# Rows from a dataset of charts and code:
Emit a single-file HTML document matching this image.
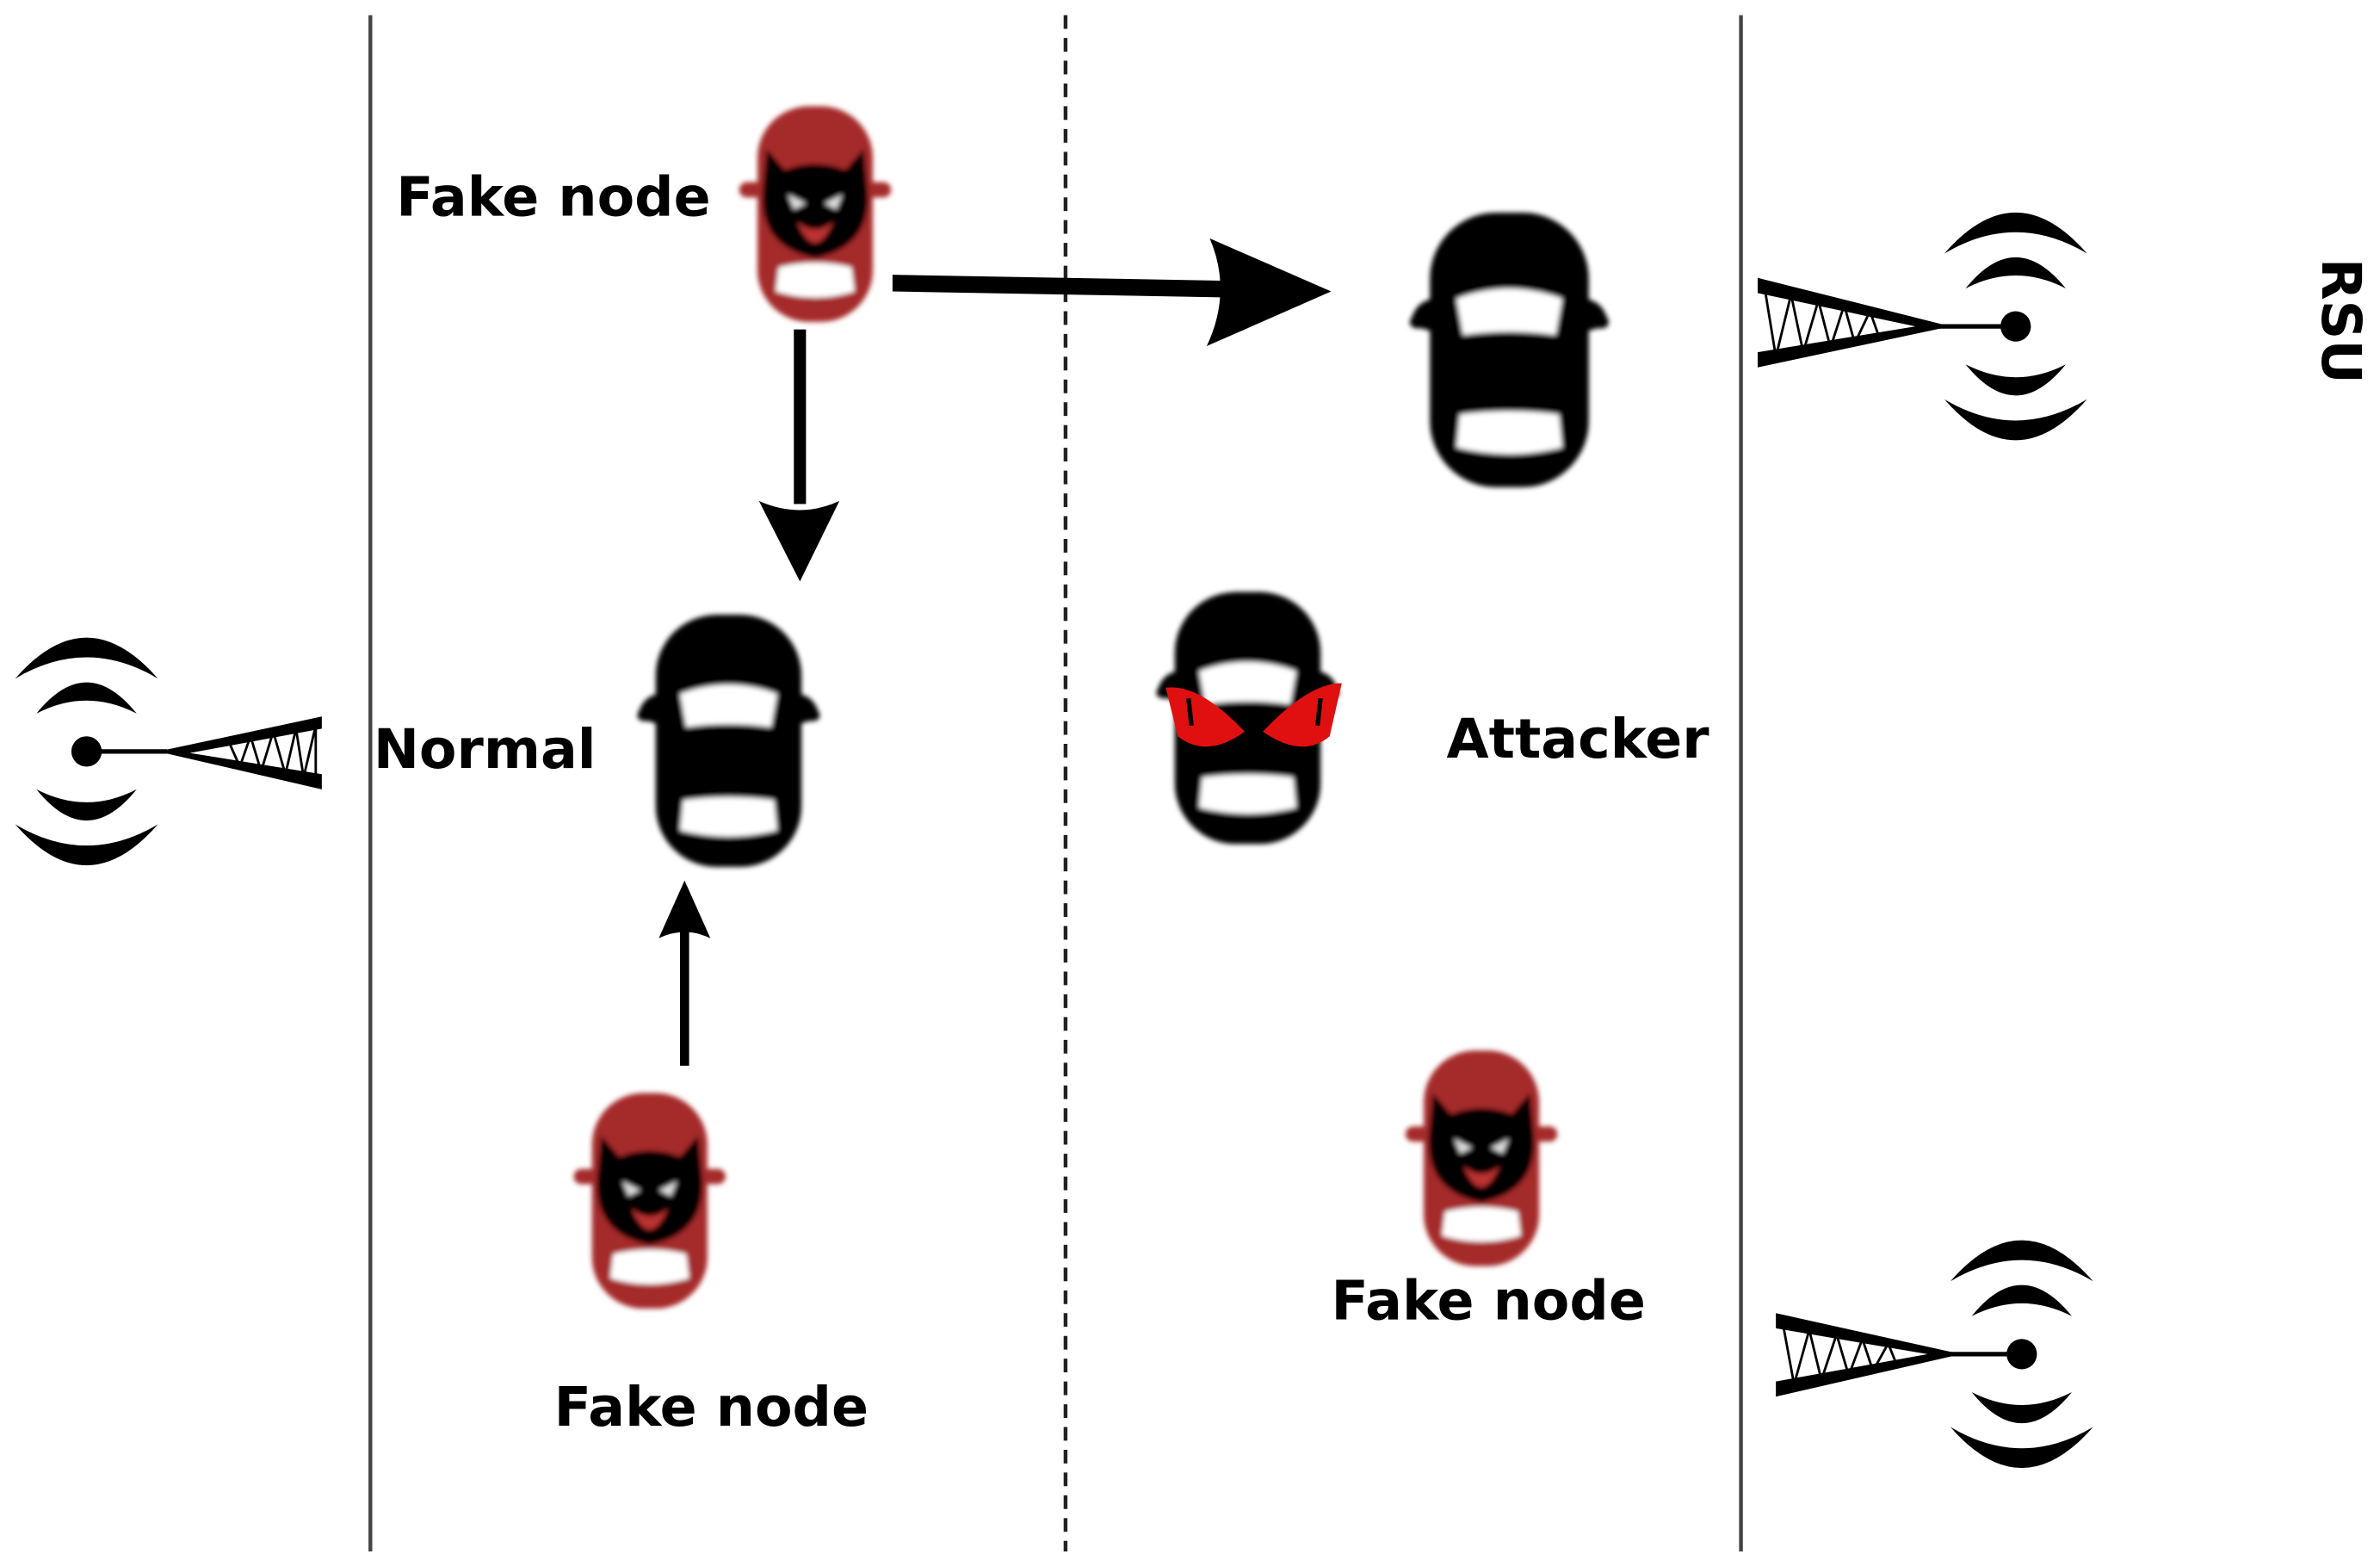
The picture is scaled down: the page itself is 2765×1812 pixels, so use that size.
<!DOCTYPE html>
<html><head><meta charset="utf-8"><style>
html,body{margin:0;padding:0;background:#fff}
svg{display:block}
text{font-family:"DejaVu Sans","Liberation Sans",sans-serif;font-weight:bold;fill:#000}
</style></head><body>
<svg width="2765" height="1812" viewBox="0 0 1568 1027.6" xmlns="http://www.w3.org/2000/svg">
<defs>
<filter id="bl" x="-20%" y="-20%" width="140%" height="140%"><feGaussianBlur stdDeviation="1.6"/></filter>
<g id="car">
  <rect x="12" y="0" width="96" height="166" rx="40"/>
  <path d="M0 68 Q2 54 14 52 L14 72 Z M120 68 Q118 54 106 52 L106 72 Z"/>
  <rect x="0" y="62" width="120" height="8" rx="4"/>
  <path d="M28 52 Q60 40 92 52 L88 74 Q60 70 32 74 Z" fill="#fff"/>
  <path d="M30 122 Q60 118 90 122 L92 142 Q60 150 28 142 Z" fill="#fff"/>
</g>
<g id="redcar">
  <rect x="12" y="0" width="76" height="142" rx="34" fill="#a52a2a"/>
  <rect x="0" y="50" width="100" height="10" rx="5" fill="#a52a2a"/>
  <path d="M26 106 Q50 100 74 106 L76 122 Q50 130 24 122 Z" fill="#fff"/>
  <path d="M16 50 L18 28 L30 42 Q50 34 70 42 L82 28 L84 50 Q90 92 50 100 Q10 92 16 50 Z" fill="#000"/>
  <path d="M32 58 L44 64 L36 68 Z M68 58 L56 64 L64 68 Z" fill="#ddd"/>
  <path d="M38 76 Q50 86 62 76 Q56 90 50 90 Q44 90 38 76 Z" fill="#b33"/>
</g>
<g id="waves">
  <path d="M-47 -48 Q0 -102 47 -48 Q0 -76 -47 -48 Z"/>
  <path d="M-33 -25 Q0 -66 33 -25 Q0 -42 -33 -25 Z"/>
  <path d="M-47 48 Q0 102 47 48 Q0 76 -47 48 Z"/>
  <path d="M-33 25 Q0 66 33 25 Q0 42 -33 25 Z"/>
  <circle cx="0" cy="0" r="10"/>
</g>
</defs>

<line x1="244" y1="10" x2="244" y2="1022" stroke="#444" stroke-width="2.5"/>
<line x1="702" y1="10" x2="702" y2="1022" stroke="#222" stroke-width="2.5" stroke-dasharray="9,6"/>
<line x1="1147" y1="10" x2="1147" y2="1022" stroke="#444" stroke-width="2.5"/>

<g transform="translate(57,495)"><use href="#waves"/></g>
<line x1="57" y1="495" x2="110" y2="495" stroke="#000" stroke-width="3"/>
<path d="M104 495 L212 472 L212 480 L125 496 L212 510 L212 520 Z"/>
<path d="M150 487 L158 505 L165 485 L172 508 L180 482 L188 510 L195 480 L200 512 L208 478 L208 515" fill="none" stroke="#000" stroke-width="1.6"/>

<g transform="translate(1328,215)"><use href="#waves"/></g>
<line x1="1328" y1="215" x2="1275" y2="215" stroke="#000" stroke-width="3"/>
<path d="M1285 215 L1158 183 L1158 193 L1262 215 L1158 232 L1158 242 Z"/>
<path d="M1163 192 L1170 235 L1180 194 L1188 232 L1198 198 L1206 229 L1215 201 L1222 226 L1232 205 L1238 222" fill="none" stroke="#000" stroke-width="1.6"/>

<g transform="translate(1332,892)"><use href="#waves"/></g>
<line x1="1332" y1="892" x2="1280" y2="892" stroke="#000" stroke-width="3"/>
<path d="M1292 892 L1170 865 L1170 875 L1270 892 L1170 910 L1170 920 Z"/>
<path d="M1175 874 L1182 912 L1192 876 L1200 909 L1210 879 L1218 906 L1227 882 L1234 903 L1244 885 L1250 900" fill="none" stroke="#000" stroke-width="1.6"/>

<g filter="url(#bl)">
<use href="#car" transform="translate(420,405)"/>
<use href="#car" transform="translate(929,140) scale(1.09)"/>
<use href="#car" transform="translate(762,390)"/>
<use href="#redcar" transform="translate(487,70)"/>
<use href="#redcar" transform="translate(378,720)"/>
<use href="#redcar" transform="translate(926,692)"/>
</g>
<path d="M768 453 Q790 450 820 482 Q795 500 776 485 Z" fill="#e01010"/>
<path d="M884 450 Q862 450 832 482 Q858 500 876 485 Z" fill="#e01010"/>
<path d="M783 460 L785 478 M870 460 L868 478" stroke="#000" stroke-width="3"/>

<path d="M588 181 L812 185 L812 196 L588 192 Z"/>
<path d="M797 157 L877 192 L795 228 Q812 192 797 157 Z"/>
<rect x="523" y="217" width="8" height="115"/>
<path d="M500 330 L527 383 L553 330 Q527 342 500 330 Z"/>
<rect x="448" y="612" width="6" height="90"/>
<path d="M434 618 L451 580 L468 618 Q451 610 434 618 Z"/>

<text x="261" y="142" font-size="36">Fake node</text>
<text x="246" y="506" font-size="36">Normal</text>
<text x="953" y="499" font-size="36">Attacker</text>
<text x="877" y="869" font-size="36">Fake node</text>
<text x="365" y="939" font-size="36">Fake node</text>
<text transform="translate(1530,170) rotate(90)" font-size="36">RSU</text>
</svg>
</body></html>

* * *

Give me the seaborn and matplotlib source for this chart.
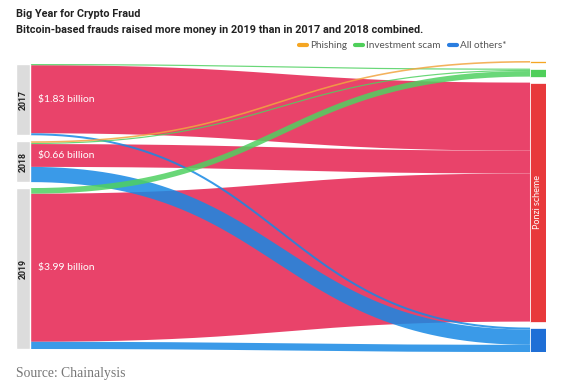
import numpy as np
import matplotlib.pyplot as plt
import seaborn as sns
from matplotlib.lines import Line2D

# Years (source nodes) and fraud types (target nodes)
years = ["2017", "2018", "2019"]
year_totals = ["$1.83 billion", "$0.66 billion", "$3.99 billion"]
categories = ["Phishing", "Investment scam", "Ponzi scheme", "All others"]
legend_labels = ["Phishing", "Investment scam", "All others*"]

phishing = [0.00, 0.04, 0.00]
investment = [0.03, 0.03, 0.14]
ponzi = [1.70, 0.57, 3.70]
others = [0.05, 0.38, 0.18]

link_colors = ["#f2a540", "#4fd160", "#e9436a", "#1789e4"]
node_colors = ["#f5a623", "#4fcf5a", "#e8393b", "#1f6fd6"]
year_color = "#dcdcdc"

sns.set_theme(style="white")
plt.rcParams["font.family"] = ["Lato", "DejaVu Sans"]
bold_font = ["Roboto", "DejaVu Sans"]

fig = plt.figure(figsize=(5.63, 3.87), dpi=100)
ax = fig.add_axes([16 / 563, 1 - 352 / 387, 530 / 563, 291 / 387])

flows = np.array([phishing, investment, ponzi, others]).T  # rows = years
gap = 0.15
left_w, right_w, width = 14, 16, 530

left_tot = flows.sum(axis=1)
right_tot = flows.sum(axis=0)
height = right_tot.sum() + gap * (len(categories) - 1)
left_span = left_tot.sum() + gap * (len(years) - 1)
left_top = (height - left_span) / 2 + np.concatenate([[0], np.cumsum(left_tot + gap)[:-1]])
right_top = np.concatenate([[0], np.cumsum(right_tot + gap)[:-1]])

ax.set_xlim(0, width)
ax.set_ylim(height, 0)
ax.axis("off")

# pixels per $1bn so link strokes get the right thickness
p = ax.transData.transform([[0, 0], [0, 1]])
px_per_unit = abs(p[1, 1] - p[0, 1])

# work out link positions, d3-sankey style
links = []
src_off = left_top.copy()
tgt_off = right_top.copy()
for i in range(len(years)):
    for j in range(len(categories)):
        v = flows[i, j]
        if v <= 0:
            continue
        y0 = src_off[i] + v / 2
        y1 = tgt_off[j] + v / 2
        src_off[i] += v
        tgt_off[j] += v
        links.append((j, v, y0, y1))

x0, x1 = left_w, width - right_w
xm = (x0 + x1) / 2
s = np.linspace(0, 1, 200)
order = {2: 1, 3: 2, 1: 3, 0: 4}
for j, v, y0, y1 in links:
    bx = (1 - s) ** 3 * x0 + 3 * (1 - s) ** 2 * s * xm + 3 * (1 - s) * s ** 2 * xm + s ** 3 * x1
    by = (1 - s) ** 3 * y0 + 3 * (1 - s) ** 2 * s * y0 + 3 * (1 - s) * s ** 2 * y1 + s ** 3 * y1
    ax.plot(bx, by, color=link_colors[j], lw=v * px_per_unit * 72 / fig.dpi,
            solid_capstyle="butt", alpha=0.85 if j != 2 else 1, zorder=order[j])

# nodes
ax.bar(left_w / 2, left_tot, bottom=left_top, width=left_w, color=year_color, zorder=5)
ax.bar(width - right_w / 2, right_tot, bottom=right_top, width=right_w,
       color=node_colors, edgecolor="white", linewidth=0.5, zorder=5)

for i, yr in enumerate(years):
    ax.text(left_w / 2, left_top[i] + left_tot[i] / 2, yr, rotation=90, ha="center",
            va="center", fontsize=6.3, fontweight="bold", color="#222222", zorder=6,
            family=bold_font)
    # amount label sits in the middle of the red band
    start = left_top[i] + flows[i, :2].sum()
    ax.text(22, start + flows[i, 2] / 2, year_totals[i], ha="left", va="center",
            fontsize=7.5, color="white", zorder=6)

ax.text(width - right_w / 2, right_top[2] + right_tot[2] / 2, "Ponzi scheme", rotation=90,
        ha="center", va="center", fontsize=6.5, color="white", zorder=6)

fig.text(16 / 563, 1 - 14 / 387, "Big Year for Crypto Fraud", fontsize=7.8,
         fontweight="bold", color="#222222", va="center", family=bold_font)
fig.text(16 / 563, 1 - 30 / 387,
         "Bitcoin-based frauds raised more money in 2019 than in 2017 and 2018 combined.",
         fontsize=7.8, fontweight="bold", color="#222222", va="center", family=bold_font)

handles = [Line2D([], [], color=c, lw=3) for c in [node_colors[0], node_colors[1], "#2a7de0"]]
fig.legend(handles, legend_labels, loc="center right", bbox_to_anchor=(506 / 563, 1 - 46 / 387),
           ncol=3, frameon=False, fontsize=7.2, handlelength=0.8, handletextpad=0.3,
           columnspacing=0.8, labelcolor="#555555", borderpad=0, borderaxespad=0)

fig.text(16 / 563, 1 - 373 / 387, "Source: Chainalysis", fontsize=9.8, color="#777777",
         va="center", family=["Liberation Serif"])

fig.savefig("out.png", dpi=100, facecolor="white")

...

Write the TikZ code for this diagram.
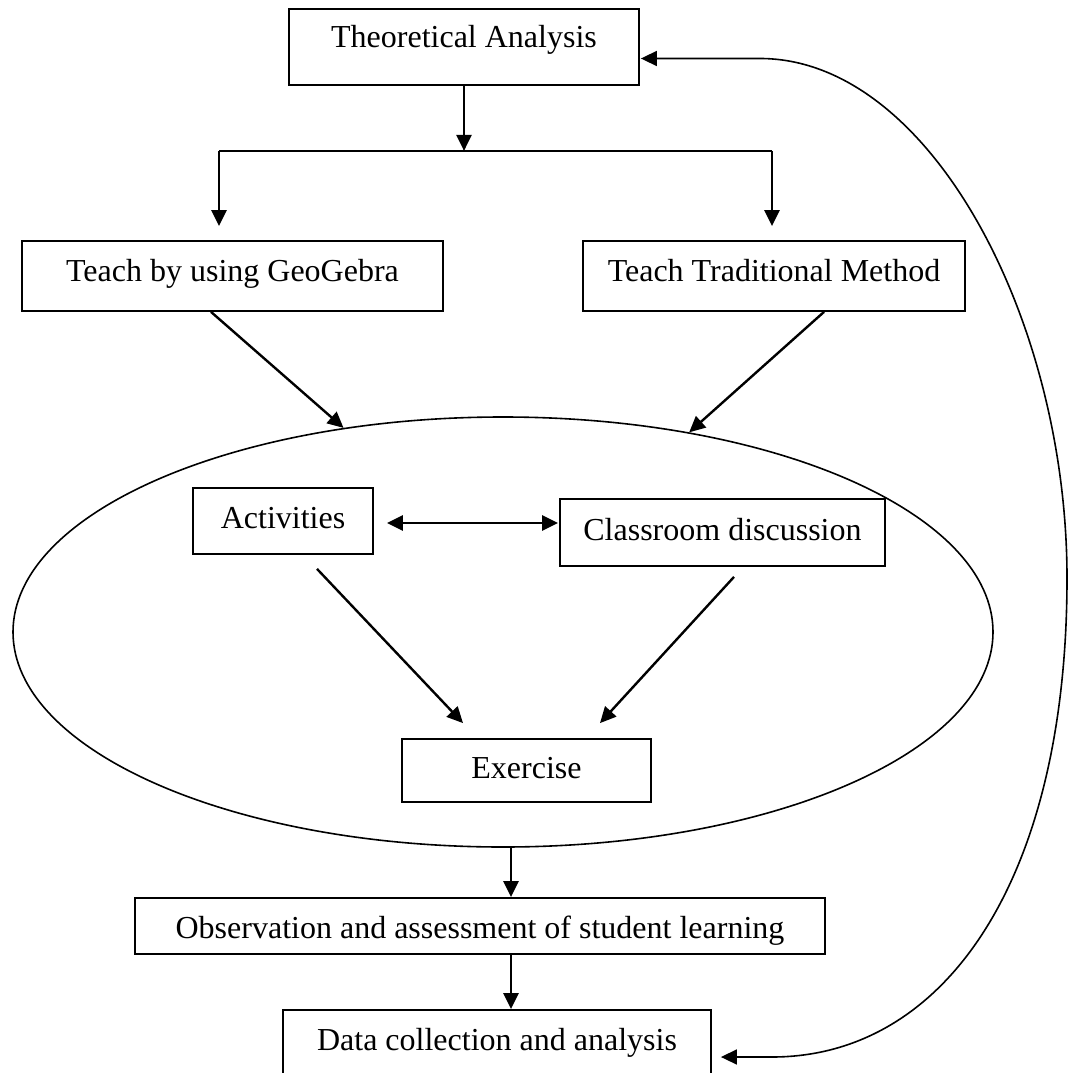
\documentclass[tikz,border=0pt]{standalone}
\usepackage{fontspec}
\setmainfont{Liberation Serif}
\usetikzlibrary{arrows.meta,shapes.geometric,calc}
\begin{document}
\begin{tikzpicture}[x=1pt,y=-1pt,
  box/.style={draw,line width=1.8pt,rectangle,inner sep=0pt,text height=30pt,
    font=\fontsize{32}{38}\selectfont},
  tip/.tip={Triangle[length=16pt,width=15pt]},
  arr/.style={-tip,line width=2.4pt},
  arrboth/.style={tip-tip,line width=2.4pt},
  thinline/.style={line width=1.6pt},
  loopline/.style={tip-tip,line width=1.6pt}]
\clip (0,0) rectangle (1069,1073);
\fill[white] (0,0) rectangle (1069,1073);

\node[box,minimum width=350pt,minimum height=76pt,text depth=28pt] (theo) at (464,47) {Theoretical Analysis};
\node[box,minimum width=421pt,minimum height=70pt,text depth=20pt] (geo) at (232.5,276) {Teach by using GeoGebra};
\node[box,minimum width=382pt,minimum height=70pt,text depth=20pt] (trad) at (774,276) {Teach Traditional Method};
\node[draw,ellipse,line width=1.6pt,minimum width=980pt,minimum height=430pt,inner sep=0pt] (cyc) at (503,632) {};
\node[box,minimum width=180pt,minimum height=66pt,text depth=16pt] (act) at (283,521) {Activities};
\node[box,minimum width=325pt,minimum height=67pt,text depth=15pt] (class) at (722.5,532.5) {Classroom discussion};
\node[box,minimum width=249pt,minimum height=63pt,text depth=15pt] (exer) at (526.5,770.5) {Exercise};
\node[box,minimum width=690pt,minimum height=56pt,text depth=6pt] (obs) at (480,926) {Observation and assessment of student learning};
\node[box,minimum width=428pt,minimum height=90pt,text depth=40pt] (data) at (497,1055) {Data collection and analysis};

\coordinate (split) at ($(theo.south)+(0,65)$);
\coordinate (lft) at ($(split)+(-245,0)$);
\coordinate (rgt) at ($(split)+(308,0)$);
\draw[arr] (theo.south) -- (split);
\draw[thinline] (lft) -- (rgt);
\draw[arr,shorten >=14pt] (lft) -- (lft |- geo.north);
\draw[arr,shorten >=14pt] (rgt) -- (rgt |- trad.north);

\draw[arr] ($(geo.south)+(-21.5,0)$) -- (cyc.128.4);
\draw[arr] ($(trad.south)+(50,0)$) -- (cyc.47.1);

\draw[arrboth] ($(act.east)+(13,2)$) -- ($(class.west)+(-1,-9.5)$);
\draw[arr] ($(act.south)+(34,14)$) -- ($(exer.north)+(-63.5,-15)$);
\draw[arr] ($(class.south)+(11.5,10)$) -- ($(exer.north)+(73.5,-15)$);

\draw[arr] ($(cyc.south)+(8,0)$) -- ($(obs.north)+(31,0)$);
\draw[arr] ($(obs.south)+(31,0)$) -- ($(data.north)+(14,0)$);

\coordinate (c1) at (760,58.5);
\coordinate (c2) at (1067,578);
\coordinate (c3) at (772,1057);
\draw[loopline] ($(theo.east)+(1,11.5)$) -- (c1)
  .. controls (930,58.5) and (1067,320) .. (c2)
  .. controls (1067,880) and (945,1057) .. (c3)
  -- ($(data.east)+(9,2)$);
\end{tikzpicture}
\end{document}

# Set problem:
Select every line in the material above where the string "pixels" occurs, and copy it.

# Written response:
The picture is scaled down: the page itself is 2765×1812 pixels, so use that size.
# pixels per $1bn so link strokes get the right thickness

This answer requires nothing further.